Education and enforcement of rights. HUD is finalizing a rule to clarify that the Fair Housing Act continues to bar practices with unjustified discriminatory effects notwithstanding efforts to weaken its reach. In addition, HUD has published a proposed Affirmatively Furthering Fair Housing rule to strengthen and better align grantee planning efforts to advance fair housing goals.
Tenant background checks. HUD, Federal Housing Finance Agency (FHFA), Federal Trade Commission (FTC), and Department of Agriculture (USDA) have said they will work with the Consumer Financial Protection Bureau (CFPB) to release best practices on the use of tenant screening reports, including the importance of communicating clearly to tenants the use of tenant background checks in denying rental applications or increasing fees and giving tenants the opportunity to address inaccurate information contained within background screening reports. HUD, FHFA, and USDA have said they will strongly encourage property owners in their respective portfolios to align with these best practices and inform them of any additional relevant legal requirements in their respective portfolios. HUD will also release guidance addressing the use of tenant screening algorithms in ways that may violate the Fair Housing Act.
Source of income discrimination. The administration stated that HUD will explore opportunities to address source of income discrimination through guidance.
Protecting survivors of domestic violence, dating violence, sexual assault, and stalking. The Violence Against Women Act, which was reauthorized on March 15, 2022 (VAWA 2022), provides critical housing protections for survivors of domestic violence, dating violence, sexual assault, and stalking accessing and maintaining federal housing programs. HUD will implement, via rulemaking, guidance, and other means, VAWA 2022’s new housing protections for survivors and HUD’s new enforcement authorities. In addition, HUD’s upcoming Community Compass NOFO will include up to $5 million for a Technical Assistance Provider to provide ongoing training and technical assistance to HUD grantees and other stakeholders on VAWA’s housing protections and remedies for survivors.
Eviction prevention. HUD will issue a notice of proposed rulemaking, to build upon the previously issued Interim Final Rule, that will propose to require that PHAs administering a public housing program and owners of project-based rental assistance properties provide no less than 30 days’ advanced notification of lease termination due to nonpayment of rent. In addition, HUD will award $20 million for the Eviction Protection Grant Program in fiscal year 2023, which will fund non-profits and governmental entities to provide legal assistance to low-income tenants at risk of or subject to eviction.

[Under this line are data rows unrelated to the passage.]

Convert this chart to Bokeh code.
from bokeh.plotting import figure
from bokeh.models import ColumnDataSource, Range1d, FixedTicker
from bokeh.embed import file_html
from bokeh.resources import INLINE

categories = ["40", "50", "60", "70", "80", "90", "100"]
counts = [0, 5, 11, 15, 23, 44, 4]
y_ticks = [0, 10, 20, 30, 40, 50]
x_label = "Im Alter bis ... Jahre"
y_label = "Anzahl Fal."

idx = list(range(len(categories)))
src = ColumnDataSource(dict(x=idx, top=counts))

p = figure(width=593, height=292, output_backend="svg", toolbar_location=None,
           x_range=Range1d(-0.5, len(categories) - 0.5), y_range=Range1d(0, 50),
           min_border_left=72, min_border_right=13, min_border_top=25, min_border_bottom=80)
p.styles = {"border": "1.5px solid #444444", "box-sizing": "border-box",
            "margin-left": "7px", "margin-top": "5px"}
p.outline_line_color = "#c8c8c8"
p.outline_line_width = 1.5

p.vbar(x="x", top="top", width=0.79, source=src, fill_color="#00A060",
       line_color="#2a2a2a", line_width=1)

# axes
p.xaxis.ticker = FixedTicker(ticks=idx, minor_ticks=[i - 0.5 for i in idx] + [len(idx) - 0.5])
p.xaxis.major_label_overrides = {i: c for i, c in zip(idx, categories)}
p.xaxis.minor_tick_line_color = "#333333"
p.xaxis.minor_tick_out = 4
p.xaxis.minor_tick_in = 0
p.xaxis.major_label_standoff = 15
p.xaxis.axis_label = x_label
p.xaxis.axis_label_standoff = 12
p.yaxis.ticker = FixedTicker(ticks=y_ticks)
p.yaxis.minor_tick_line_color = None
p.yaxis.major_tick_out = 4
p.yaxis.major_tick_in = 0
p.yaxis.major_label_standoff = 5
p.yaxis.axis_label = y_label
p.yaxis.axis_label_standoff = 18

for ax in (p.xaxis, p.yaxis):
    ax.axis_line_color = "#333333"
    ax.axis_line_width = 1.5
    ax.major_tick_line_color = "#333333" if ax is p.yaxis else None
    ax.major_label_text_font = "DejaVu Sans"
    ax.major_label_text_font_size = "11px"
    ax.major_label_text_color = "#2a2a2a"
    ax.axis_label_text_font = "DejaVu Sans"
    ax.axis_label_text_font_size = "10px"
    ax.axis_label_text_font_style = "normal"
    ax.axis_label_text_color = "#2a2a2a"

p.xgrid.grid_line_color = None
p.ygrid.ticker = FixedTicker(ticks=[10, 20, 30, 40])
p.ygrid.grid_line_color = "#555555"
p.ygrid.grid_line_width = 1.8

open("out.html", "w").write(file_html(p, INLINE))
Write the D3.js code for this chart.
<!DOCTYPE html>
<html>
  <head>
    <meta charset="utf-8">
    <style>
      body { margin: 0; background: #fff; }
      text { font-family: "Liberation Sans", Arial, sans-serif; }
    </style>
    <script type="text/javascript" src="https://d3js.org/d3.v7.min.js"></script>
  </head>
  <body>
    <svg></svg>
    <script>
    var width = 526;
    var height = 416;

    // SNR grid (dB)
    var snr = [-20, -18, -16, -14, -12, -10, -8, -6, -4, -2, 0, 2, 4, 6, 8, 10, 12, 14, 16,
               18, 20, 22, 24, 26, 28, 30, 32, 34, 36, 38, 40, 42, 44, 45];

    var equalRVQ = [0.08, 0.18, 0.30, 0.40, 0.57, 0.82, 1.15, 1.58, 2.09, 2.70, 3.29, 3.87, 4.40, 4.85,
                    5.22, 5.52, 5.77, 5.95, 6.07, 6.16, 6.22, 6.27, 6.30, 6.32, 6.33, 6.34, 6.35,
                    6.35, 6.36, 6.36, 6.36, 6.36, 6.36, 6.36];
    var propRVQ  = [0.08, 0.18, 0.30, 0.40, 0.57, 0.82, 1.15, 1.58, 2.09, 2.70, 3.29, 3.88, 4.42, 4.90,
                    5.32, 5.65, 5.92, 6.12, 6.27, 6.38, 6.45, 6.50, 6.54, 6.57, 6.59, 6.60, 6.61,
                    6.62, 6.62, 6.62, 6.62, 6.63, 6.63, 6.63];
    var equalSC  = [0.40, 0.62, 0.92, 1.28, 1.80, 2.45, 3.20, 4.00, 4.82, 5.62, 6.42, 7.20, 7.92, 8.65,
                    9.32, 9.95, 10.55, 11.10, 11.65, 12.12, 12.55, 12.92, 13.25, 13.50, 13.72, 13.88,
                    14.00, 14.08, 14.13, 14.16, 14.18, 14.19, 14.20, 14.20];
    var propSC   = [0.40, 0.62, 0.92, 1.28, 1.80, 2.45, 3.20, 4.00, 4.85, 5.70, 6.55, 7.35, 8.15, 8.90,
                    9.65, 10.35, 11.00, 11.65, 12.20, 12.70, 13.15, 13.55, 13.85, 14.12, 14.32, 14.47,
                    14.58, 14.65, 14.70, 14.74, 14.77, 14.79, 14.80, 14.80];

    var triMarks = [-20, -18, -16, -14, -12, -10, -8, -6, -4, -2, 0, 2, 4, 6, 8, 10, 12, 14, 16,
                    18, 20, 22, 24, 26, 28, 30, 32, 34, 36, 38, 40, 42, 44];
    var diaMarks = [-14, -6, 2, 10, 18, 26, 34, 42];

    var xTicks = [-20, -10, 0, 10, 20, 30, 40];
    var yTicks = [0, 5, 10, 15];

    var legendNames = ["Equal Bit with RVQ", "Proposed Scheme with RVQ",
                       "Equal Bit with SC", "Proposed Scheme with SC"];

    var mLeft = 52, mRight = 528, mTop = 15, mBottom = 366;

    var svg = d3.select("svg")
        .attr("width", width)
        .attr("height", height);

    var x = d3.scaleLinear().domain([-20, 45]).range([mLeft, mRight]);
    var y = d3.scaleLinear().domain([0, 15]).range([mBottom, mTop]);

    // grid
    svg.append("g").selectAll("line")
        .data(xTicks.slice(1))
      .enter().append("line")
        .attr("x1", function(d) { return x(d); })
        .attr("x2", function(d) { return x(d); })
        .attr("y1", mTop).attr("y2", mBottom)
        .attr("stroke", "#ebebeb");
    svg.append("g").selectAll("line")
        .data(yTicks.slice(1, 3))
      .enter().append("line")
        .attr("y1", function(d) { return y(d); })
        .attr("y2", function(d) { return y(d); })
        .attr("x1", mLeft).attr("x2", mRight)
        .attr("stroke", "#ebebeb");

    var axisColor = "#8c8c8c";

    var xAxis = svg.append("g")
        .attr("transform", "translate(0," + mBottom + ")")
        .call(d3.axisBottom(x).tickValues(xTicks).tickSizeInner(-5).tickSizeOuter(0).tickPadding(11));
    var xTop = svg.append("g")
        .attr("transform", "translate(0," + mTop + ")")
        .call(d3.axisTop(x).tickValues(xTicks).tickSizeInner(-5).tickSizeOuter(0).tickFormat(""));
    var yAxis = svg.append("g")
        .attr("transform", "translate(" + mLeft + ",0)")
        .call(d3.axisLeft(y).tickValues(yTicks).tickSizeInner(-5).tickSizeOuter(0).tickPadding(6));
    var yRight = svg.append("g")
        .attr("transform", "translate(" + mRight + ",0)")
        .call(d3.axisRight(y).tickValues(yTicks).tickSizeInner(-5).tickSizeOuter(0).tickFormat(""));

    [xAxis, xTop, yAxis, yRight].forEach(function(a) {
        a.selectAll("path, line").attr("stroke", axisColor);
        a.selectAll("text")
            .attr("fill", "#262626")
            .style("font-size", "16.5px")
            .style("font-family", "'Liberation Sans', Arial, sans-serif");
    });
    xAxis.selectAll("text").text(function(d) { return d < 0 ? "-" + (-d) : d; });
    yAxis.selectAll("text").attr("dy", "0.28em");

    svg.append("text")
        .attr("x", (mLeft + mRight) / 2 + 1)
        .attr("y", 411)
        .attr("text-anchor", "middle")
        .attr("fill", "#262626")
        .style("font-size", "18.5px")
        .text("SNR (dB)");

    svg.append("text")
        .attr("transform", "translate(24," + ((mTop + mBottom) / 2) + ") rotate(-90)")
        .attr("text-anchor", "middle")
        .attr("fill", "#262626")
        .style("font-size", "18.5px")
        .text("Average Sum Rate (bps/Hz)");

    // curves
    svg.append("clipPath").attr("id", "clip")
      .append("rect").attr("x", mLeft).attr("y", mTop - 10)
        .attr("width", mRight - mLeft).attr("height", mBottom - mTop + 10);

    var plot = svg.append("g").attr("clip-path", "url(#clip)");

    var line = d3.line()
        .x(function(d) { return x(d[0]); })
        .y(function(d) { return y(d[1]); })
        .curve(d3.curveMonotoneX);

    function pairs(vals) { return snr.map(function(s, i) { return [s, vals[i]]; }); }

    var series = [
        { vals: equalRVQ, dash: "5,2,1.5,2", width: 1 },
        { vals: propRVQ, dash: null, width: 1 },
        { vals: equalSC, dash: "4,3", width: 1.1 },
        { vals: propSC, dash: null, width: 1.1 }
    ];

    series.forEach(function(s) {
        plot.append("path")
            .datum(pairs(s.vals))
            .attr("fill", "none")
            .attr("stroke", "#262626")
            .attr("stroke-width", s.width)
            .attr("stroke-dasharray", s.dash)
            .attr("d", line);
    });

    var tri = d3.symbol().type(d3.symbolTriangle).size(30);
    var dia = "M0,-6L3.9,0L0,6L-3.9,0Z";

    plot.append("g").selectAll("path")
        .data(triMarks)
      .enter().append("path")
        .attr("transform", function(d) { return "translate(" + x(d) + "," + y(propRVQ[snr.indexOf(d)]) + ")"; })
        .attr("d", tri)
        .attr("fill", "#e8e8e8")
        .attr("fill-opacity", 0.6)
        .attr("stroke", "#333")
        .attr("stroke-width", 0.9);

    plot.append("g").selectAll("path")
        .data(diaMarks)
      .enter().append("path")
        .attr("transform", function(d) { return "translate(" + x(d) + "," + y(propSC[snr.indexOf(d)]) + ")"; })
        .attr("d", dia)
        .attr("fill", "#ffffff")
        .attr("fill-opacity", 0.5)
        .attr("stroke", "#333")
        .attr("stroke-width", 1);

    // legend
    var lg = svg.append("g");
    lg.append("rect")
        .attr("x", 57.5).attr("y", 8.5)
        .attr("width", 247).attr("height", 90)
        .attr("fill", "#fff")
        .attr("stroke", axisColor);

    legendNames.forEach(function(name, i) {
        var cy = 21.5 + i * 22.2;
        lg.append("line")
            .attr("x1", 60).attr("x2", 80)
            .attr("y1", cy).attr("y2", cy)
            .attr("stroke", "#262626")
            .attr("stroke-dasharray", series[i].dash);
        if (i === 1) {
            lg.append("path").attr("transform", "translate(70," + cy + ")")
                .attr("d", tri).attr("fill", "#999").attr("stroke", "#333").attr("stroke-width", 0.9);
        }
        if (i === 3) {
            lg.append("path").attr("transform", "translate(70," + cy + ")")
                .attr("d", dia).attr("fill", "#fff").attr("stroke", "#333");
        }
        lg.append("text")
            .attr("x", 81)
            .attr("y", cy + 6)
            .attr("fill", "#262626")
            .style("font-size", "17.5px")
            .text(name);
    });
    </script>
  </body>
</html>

Resident-Centered Housing Challenge
In addition to the announced actions and publication of the blueprint, the White House is launching the Resident-Centered Housing Challenge, a call to action to housing providers and other stakeholders to strengthen practices and make their own independent commitments that improve the quality of life for renters. The challenge, which will occur during the spring of 2023, encourages state, local, tribal, and territorial governments to enhance existing policies and develop new ones that promote fairness and transparency in the rental market.
Among the early commitments in support of the challenge is the Wisconsin Housing and Economic Development Authority (WHEDA) and the Pennsylvania Housing Finance Agency (PHFA). They have capped annual rental increases to 5 percent per year for federally or state subsidized affordable housing. PHFA applied this policy to its portfolio of 450 properties with PHFA funding in 2022.